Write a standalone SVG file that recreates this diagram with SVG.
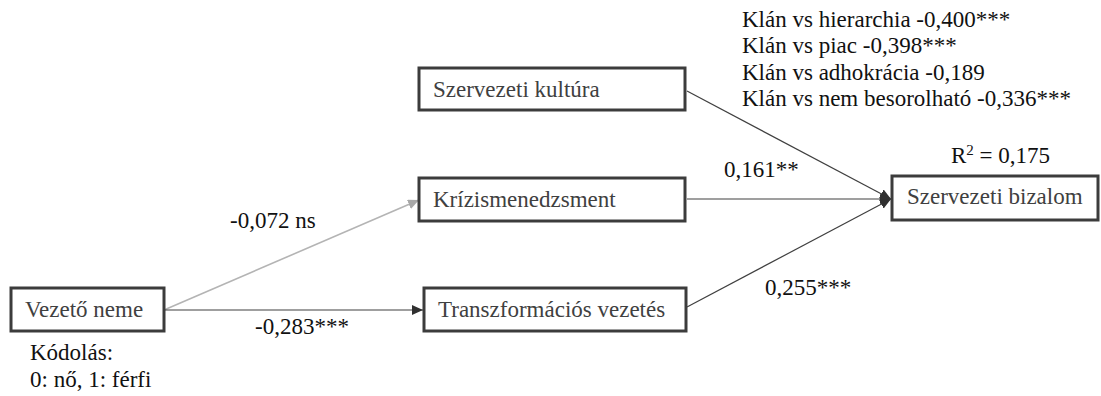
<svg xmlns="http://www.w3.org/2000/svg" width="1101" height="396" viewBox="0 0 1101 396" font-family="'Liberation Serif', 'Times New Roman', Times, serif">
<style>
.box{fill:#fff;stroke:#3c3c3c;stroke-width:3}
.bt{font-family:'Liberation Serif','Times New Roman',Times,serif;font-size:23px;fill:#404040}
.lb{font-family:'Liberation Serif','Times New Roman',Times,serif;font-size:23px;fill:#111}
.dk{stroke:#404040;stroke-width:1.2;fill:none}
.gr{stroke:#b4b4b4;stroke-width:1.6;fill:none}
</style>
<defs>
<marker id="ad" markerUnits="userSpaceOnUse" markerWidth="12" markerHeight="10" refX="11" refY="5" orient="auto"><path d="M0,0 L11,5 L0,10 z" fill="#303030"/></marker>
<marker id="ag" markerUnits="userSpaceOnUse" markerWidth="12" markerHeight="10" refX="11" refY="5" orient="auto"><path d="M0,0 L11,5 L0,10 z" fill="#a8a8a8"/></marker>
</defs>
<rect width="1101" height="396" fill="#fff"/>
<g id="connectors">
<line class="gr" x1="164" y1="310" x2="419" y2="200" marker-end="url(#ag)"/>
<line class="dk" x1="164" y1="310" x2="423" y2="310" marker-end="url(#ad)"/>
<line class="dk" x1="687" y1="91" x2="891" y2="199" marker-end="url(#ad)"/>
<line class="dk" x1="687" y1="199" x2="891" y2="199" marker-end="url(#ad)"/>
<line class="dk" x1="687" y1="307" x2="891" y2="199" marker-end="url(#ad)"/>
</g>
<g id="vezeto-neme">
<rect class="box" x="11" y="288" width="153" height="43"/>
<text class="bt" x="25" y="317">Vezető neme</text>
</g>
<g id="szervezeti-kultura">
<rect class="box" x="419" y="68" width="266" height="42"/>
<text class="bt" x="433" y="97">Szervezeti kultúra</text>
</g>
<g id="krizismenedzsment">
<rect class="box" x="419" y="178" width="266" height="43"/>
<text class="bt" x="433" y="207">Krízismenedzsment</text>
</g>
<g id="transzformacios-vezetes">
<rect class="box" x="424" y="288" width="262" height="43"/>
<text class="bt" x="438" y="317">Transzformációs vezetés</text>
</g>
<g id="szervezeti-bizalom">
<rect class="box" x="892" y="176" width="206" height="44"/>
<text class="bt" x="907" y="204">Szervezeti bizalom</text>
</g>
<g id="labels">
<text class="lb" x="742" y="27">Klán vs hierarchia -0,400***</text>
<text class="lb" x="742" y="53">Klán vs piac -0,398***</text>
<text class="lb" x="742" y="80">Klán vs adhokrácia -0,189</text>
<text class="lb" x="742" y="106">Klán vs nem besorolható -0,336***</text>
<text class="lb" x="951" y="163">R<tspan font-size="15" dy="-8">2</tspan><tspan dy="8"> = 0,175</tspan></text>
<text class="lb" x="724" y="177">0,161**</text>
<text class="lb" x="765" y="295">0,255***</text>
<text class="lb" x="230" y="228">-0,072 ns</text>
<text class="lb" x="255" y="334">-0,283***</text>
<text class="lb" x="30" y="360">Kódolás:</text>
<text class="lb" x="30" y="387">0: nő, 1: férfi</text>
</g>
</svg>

========

- Task directions
Output each line exactly; omit every picture.

- Final result
Write a standalone SVG file that recreates this diagram with SVG.
<svg xmlns="http://www.w3.org/2000/svg" width="1101" height="396" viewBox="0 0 1101 396" font-family="'Liberation Serif', 'Times New Roman', Times, serif">
<style>
.box{fill:#fff;stroke:#3c3c3c;stroke-width:3}
.bt{font-family:'Liberation Serif','Times New Roman',Times,serif;font-size:23px;fill:#404040}
.lb{font-family:'Liberation Serif','Times New Roman',Times,serif;font-size:23px;fill:#111}
.dk{stroke:#404040;stroke-width:1.2;fill:none}
.gr{stroke:#b4b4b4;stroke-width:1.6;fill:none}
</style>
<defs>
<marker id="ad" markerUnits="userSpaceOnUse" markerWidth="12" markerHeight="10" refX="11" refY="5" orient="auto"><path d="M0,0 L11,5 L0,10 z" fill="#303030"/></marker>
<marker id="ag" markerUnits="userSpaceOnUse" markerWidth="12" markerHeight="10" refX="11" refY="5" orient="auto"><path d="M0,0 L11,5 L0,10 z" fill="#a8a8a8"/></marker>
</defs>
<rect width="1101" height="396" fill="#fff"/>
<g id="connectors">
<line class="gr" x1="164" y1="310" x2="419" y2="200" marker-end="url(#ag)"/>
<line class="dk" x1="164" y1="310" x2="423" y2="310" marker-end="url(#ad)"/>
<line class="dk" x1="687" y1="91" x2="891" y2="199" marker-end="url(#ad)"/>
<line class="dk" x1="687" y1="199" x2="891" y2="199" marker-end="url(#ad)"/>
<line class="dk" x1="687" y1="307" x2="891" y2="199" marker-end="url(#ad)"/>
</g>
<g id="vezeto-neme">
<rect class="box" x="11" y="288" width="153" height="43"/>
<text class="bt" x="25" y="317">Vezető neme</text>
</g>
<g id="szervezeti-kultura">
<rect class="box" x="419" y="68" width="266" height="42"/>
<text class="bt" x="433" y="97">Szervezeti kultúra</text>
</g>
<g id="krizismenedzsment">
<rect class="box" x="419" y="178" width="266" height="43"/>
<text class="bt" x="433" y="207">Krízismenedzsment</text>
</g>
<g id="transzformacios-vezetes">
<rect class="box" x="424" y="288" width="262" height="43"/>
<text class="bt" x="438" y="317">Transzformációs vezetés</text>
</g>
<g id="szervezeti-bizalom">
<rect class="box" x="892" y="176" width="206" height="44"/>
<text class="bt" x="907" y="204">Szervezeti bizalom</text>
</g>
<g id="labels">
<text class="lb" x="742" y="27">Klán vs hierarchia -0,400***</text>
<text class="lb" x="742" y="53">Klán vs piac -0,398***</text>
<text class="lb" x="742" y="80">Klán vs adhokrácia -0,189</text>
<text class="lb" x="742" y="106">Klán vs nem besorolható -0,336***</text>
<text class="lb" x="951" y="163">R<tspan font-size="15" dy="-8">2</tspan><tspan dy="8"> = 0,175</tspan></text>
<text class="lb" x="724" y="177">0,161**</text>
<text class="lb" x="765" y="295">0,255***</text>
<text class="lb" x="230" y="228">-0,072 ns</text>
<text class="lb" x="255" y="334">-0,283***</text>
<text class="lb" x="30" y="360">Kódolás:</text>
<text class="lb" x="30" y="387">0: nő, 1: férfi</text>
</g>
</svg>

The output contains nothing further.